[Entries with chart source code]
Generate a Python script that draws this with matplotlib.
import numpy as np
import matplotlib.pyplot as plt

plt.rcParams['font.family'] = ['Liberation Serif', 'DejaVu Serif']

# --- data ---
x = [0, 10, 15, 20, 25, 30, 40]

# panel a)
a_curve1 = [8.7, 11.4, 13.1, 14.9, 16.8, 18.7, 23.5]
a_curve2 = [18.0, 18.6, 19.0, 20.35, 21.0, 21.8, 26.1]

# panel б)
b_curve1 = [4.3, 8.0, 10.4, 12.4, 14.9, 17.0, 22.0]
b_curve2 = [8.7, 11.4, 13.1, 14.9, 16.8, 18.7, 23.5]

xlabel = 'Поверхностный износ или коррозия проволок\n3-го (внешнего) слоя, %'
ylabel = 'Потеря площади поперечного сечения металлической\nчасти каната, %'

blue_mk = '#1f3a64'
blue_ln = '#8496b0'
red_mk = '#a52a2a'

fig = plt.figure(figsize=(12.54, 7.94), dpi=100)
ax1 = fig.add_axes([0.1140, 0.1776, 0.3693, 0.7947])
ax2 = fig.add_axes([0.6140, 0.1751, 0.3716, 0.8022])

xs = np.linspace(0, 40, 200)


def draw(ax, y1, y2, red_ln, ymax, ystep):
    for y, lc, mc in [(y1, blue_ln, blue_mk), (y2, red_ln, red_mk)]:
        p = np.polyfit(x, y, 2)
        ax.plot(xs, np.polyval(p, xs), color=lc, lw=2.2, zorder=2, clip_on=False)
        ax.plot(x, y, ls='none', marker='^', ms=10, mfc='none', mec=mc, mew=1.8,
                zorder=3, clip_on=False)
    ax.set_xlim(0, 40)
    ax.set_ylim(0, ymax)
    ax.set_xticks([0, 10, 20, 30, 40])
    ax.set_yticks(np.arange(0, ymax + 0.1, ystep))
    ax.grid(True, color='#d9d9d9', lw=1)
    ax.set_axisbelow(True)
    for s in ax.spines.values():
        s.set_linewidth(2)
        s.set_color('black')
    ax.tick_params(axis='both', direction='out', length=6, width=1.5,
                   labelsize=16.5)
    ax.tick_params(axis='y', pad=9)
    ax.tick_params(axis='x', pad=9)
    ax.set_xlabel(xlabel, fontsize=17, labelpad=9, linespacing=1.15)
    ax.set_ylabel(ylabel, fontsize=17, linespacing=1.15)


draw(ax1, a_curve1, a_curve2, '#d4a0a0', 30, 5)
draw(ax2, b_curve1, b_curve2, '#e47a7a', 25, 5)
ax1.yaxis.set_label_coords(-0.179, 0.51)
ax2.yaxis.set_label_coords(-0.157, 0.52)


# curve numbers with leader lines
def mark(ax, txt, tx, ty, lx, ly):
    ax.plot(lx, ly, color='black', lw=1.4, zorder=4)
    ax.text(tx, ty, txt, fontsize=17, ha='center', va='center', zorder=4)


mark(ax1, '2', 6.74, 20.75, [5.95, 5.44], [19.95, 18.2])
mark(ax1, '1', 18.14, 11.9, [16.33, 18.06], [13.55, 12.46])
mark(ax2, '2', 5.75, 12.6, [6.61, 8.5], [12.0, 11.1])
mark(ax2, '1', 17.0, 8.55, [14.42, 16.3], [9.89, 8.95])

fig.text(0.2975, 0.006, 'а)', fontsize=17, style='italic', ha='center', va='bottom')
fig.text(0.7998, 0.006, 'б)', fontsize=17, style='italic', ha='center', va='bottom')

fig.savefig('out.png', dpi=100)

* * *

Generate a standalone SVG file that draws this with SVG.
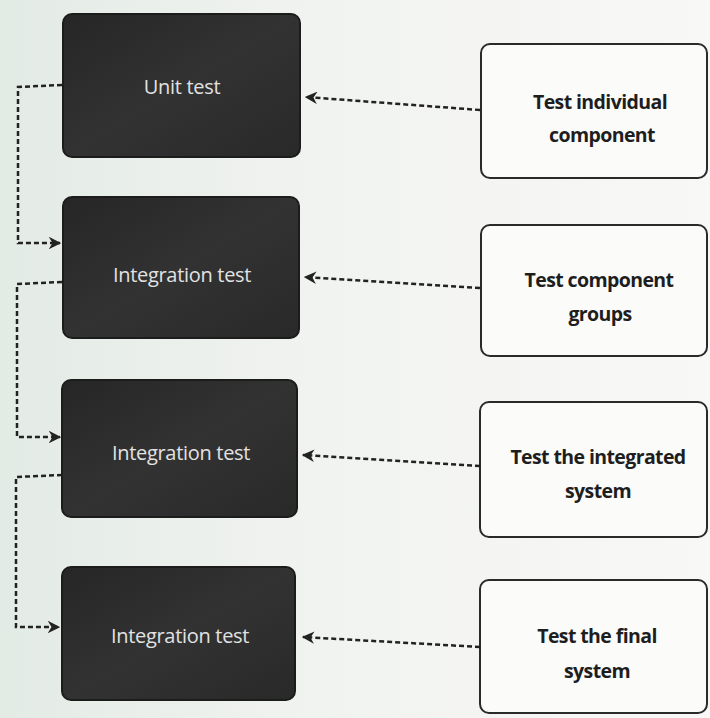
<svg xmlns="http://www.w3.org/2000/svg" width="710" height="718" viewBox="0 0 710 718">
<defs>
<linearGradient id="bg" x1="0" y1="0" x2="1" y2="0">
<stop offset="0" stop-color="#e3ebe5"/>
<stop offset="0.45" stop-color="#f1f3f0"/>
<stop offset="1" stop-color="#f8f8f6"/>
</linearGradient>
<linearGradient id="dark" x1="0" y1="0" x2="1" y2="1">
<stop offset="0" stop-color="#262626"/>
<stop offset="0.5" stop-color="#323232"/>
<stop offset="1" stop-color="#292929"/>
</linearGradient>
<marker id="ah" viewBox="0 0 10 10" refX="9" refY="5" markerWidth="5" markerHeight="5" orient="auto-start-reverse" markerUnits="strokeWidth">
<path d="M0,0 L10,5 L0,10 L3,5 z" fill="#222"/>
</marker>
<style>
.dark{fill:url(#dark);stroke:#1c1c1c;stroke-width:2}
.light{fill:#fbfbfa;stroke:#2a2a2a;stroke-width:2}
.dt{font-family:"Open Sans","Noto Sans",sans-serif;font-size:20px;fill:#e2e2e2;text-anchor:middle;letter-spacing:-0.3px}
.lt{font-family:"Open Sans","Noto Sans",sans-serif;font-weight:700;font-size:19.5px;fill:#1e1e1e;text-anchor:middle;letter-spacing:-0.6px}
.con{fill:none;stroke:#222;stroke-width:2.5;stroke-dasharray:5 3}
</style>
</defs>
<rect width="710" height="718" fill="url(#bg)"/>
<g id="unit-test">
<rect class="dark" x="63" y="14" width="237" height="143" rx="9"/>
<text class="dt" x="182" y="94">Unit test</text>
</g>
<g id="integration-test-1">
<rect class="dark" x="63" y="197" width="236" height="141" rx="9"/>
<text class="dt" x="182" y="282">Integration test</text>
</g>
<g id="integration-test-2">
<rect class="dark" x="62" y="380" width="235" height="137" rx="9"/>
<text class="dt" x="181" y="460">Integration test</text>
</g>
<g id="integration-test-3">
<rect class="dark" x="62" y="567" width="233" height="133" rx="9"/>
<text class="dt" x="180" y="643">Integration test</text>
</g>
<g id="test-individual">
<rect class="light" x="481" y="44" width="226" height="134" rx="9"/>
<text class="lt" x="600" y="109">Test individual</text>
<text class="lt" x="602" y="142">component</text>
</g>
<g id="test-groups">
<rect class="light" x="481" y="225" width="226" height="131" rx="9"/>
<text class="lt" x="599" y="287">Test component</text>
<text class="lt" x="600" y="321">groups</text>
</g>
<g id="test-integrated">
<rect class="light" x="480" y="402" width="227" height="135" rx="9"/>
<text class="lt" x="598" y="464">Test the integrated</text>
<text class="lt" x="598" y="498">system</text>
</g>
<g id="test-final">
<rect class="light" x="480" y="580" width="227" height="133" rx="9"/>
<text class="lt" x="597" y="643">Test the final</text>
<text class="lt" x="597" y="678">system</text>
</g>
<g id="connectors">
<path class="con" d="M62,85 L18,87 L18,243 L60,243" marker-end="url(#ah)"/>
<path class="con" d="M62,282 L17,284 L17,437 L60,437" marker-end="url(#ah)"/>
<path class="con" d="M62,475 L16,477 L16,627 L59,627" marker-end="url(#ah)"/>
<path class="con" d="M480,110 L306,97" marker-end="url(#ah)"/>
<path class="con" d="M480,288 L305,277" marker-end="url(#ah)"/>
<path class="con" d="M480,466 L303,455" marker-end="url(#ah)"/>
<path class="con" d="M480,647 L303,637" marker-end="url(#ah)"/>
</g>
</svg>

---

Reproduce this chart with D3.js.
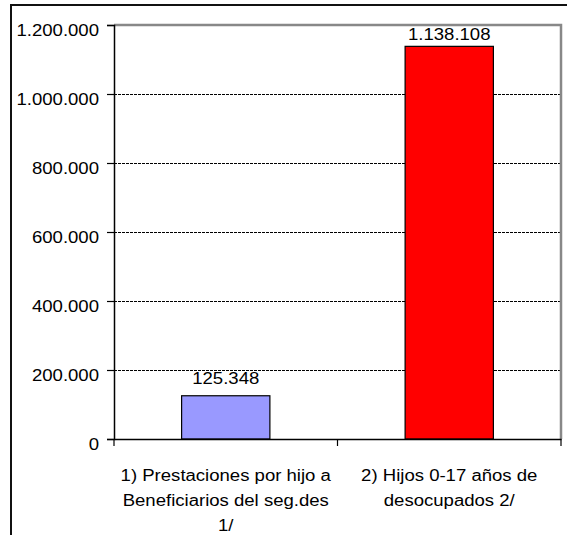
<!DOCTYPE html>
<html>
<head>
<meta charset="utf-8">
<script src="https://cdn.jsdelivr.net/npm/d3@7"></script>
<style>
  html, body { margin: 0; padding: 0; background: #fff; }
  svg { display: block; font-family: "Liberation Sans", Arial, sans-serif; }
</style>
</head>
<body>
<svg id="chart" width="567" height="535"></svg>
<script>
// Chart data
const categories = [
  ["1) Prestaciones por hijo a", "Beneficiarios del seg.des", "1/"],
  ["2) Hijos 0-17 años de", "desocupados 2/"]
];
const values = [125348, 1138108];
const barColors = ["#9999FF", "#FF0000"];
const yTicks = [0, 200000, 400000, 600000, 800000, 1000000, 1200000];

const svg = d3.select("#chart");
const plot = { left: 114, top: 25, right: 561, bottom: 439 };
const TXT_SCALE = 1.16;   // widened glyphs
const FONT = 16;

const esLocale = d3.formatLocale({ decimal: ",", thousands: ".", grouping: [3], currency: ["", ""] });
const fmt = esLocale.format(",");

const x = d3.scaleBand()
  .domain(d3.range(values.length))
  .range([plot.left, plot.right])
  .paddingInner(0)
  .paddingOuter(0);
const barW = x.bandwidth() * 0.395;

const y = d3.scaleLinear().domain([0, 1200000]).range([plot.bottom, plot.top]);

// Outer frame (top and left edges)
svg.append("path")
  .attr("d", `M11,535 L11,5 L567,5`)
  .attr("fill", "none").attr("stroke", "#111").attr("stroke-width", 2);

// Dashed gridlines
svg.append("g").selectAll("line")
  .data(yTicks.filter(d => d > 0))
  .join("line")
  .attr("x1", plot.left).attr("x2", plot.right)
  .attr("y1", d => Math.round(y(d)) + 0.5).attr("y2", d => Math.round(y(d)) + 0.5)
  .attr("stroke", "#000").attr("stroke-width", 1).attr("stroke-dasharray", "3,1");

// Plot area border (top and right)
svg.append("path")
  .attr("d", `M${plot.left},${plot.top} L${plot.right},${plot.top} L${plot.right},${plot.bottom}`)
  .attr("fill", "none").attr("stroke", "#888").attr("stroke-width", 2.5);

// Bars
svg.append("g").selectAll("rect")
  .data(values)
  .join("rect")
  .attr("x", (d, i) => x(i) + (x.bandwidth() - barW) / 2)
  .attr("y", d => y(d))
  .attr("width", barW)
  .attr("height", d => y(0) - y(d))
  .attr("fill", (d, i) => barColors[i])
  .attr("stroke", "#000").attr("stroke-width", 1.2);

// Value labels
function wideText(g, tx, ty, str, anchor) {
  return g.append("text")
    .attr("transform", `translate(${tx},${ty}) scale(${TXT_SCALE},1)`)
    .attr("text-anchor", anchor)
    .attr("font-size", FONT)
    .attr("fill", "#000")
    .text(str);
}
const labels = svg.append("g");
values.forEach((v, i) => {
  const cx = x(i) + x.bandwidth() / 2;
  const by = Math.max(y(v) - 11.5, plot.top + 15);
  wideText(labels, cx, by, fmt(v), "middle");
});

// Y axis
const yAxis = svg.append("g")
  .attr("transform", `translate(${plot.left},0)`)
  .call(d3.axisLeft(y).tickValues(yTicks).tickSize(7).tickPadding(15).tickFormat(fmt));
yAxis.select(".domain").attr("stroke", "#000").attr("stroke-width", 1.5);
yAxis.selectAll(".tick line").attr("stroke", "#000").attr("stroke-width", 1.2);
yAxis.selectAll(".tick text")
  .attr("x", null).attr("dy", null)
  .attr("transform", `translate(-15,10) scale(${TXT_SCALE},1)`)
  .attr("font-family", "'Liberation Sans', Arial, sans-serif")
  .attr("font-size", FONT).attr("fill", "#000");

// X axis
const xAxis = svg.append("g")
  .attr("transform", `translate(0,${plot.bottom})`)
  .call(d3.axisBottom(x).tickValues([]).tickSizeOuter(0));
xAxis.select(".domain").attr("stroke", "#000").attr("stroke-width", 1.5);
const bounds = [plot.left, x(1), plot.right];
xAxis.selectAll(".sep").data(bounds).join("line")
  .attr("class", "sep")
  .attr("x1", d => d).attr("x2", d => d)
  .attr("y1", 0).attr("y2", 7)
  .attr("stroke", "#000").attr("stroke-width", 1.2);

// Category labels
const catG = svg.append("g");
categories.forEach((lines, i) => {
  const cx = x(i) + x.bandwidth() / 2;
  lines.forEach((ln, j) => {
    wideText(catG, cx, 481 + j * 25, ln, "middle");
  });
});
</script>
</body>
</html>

**TASK BRIEF:** Exactly and only the lines from the line that contains "Generate a Python" through the line that contains "x = [0, 10, 15, 20, 25, 30, 40]" are to be repeated as they stand.

**RESULT OF THE EXERCISE:**
Generate a Python script that draws this with matplotlib.
import numpy as np
import matplotlib.pyplot as plt

plt.rcParams['font.family'] = ['Liberation Serif', 'DejaVu Serif']

# --- data ---
x = [0, 10, 15, 20, 25, 30, 40]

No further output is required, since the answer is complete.